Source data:
☆ ☆ ☆ ☆ ☆ ☆ ☆

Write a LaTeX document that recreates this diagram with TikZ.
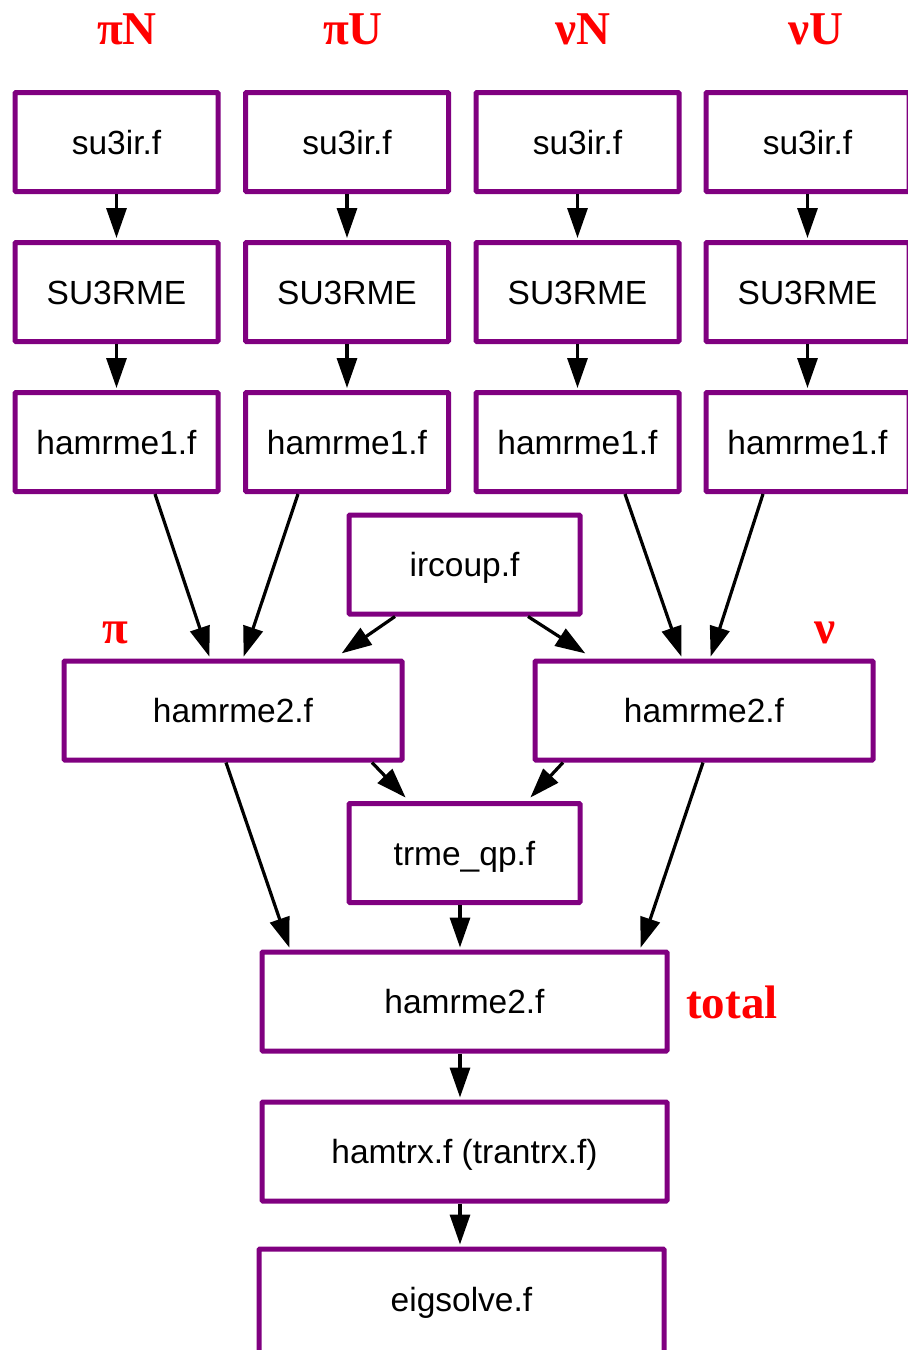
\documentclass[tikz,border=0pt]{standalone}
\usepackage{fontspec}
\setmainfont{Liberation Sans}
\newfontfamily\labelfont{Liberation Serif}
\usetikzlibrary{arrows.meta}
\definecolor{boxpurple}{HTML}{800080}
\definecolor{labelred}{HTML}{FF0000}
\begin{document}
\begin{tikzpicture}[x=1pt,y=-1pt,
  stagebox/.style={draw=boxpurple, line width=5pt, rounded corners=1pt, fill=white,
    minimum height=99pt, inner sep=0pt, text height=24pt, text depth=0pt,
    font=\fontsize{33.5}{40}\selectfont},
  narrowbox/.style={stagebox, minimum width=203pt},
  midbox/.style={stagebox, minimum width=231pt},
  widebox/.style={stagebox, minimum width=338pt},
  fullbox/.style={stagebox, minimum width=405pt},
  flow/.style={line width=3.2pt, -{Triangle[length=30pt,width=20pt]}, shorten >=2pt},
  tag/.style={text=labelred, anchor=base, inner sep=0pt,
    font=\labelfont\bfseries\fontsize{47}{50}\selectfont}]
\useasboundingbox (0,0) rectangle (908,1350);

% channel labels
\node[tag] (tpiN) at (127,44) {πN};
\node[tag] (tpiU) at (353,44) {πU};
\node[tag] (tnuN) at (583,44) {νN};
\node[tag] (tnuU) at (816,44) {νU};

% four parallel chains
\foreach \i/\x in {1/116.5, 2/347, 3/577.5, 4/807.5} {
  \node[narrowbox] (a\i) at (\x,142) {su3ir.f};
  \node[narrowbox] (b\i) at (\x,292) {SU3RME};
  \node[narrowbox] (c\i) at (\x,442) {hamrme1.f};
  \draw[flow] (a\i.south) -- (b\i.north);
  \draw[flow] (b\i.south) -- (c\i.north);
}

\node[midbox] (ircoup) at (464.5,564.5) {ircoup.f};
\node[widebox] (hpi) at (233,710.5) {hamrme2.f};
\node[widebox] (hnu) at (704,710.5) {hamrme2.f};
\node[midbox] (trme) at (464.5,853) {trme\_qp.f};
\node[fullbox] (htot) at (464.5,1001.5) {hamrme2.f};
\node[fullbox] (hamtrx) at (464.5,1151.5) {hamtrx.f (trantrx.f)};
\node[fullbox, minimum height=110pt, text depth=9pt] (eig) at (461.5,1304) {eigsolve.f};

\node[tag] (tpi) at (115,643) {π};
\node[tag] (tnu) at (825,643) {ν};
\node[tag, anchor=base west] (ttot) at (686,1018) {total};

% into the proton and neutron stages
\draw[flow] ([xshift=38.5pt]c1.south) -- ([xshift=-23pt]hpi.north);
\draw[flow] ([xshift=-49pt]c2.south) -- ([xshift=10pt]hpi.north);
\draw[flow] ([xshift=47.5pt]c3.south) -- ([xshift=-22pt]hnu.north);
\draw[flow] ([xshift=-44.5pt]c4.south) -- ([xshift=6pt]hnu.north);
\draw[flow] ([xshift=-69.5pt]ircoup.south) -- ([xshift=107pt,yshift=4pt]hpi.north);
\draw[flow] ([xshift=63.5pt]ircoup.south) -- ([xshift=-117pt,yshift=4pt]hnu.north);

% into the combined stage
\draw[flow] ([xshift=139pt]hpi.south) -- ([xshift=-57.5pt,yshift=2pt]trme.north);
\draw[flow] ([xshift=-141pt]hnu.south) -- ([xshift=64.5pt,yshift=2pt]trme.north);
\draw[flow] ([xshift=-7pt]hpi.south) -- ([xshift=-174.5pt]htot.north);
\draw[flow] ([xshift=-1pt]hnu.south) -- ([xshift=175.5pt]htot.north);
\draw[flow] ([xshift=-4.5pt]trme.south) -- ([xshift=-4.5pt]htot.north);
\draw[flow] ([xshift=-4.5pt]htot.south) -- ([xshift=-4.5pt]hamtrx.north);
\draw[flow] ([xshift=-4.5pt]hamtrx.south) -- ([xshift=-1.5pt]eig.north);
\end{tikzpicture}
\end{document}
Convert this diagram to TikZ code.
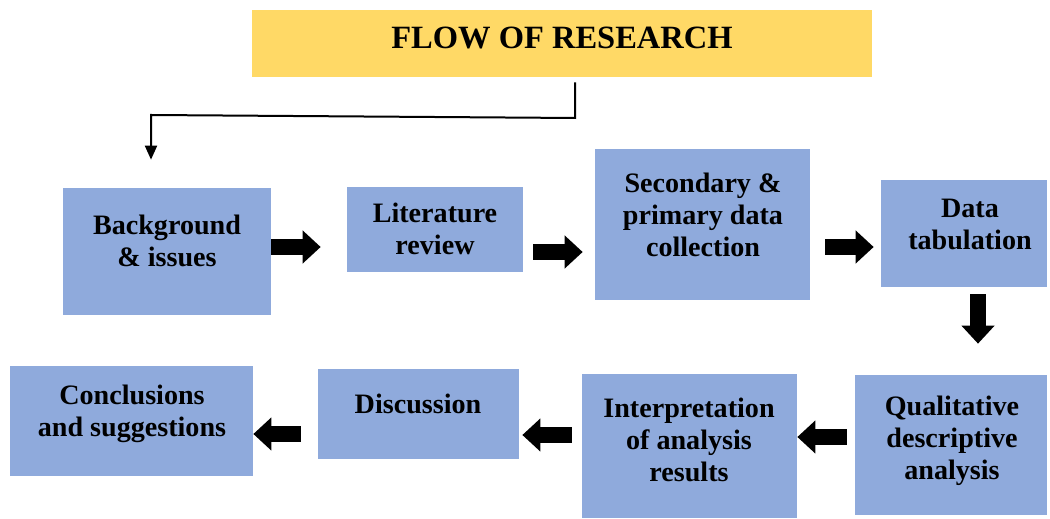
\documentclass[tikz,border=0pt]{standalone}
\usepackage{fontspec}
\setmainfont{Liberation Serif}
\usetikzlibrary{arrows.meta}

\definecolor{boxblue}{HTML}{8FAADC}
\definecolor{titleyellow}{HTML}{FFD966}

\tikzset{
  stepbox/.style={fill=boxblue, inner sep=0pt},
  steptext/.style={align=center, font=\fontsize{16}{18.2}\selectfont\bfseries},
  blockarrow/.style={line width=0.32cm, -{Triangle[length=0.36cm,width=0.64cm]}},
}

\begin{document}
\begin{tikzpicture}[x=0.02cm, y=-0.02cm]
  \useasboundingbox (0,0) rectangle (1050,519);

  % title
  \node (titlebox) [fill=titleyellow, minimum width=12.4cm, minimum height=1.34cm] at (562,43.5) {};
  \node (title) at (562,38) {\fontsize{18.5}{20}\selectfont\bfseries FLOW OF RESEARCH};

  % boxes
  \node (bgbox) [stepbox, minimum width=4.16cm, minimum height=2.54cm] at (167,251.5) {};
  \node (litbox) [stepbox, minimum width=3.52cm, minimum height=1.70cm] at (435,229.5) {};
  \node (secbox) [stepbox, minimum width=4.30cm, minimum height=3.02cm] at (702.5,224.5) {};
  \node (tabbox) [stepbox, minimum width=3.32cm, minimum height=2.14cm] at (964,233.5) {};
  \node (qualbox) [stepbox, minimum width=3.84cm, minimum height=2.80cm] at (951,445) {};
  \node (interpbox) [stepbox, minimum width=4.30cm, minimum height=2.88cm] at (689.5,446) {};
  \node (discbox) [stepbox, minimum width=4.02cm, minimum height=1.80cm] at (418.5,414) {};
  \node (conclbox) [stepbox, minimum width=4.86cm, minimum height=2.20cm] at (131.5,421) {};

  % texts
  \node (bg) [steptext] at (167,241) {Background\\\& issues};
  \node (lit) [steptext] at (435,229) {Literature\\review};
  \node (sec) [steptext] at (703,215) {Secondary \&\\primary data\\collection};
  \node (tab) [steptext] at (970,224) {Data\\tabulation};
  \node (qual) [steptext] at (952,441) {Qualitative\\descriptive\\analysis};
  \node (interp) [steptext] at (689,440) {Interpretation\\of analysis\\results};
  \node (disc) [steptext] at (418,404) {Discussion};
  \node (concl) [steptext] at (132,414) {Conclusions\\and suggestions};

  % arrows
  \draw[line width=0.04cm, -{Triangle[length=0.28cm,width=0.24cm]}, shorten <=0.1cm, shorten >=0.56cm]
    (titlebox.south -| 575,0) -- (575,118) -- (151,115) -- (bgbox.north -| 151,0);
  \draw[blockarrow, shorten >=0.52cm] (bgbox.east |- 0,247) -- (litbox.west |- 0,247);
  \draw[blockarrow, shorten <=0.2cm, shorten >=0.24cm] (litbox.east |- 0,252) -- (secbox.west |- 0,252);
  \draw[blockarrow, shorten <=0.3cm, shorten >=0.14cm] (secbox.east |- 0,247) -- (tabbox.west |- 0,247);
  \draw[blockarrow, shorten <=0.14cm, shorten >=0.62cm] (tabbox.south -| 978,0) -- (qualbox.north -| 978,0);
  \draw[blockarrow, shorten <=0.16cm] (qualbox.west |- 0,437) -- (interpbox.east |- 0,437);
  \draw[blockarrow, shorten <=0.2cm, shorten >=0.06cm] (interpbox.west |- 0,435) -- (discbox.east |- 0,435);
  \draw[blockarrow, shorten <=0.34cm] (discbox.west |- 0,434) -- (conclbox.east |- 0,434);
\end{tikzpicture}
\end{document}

☆ ☆ ☆ ☆ ☆ ☆ ☆

* Exercise description:
The required output is the number of lines containing the word "this", and nothing besides.

* Solution below:
2